- [TASK DESCRIPTION]:
Return only the number of lines holding the word "code".

- [DATA SECTION]:
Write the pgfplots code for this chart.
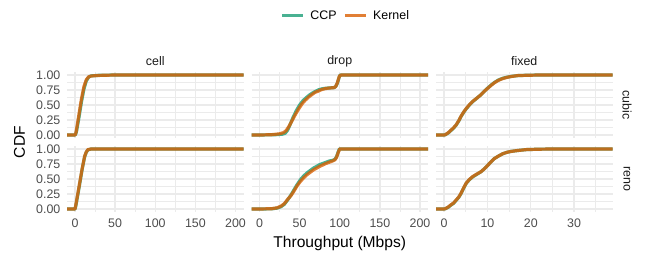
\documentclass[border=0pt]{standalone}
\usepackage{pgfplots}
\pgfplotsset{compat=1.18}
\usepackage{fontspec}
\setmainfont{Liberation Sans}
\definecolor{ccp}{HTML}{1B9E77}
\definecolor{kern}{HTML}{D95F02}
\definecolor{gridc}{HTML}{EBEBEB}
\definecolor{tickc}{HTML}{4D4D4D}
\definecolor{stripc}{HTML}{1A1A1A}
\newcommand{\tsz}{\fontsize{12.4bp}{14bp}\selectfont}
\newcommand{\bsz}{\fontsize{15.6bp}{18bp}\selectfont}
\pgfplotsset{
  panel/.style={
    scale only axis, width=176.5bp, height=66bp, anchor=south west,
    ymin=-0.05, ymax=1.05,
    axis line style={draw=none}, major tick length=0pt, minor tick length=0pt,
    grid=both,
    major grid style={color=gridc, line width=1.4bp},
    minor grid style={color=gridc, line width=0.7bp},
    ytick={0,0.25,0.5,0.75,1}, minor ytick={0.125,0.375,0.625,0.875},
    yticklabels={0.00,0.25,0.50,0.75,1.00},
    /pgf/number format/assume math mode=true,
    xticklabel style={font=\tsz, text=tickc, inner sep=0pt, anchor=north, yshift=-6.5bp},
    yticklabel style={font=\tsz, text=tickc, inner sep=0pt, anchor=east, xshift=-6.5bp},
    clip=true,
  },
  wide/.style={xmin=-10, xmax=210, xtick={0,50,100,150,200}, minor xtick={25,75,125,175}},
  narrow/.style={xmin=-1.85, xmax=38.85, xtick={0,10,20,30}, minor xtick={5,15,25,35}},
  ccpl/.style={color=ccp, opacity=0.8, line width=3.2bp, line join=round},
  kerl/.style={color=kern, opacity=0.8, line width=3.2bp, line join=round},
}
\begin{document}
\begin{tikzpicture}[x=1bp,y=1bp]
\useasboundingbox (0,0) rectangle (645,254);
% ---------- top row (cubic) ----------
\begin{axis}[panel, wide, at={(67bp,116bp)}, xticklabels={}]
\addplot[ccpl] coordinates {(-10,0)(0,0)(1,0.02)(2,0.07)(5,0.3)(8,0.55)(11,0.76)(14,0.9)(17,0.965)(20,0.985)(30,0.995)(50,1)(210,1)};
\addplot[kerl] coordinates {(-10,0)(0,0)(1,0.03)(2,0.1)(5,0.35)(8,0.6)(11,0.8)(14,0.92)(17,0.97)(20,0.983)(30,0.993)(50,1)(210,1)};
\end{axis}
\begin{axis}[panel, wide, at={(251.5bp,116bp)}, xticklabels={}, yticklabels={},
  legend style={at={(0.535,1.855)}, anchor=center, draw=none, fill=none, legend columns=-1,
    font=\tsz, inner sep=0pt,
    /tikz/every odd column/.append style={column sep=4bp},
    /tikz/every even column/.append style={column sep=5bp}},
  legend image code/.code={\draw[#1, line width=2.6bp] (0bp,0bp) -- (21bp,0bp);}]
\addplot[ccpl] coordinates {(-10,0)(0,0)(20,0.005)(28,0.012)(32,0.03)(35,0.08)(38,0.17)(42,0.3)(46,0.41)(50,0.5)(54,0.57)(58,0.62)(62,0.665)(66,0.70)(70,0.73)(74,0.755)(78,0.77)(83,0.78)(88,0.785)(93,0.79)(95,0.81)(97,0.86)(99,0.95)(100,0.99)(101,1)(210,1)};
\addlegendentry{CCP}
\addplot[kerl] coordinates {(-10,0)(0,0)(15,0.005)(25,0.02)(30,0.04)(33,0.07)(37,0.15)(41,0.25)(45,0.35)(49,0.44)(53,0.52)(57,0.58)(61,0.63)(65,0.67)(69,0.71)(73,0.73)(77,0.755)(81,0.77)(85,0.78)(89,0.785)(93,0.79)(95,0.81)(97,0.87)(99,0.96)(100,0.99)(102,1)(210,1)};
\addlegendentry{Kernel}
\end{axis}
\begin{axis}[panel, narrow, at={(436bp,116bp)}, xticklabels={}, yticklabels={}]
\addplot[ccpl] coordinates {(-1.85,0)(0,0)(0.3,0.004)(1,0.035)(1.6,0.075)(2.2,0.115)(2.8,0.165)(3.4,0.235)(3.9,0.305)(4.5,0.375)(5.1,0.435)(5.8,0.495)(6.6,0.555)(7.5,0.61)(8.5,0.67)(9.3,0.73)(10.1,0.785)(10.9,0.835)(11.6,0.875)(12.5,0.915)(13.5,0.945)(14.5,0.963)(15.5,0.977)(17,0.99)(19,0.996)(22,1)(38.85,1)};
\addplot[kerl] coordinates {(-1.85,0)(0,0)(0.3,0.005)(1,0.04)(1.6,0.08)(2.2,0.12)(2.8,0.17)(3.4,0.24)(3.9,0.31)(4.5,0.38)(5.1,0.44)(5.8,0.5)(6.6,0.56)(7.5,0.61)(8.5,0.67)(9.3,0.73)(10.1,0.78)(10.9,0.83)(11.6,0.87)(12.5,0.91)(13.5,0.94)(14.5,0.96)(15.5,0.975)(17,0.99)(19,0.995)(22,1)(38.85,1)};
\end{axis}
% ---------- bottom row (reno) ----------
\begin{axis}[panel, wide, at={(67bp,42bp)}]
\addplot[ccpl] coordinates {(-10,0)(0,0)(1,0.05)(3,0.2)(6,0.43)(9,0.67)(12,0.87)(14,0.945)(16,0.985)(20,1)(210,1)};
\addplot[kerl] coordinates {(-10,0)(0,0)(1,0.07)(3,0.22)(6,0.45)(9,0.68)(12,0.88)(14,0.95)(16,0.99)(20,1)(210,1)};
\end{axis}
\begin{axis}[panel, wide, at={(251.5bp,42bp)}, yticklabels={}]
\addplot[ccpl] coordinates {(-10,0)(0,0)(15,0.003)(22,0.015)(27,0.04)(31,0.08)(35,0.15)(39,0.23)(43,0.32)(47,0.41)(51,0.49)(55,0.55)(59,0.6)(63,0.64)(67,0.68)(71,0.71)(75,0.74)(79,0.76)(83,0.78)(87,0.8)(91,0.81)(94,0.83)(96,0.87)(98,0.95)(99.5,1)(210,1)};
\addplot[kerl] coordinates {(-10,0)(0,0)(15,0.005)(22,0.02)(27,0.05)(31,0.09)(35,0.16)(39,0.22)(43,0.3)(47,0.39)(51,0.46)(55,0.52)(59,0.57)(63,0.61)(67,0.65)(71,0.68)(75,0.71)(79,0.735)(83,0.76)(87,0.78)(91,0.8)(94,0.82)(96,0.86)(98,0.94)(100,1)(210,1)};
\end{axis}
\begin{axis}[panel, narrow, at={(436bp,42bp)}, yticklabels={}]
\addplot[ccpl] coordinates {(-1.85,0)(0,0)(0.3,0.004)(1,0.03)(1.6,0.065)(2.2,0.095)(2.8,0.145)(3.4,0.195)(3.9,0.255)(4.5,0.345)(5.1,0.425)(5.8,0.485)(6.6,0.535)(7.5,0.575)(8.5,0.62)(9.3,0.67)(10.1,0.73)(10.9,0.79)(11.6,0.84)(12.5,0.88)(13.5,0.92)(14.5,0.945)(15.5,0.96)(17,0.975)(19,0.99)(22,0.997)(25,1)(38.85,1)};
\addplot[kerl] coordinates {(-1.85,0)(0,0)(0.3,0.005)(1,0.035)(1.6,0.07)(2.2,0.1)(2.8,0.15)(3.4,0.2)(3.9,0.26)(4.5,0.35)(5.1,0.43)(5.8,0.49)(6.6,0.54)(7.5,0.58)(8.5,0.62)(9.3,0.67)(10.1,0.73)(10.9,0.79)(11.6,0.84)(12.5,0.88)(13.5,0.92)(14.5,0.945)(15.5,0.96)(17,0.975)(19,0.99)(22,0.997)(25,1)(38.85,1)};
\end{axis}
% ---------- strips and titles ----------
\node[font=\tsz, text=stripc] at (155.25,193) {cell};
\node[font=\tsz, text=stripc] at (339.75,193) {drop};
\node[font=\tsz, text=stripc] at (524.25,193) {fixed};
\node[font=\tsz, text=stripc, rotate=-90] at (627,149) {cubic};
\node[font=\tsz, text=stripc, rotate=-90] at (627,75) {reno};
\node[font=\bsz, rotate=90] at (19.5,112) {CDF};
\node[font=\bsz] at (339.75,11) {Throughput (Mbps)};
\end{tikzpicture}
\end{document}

- [SOLUTION FOR THIS TASK]:
2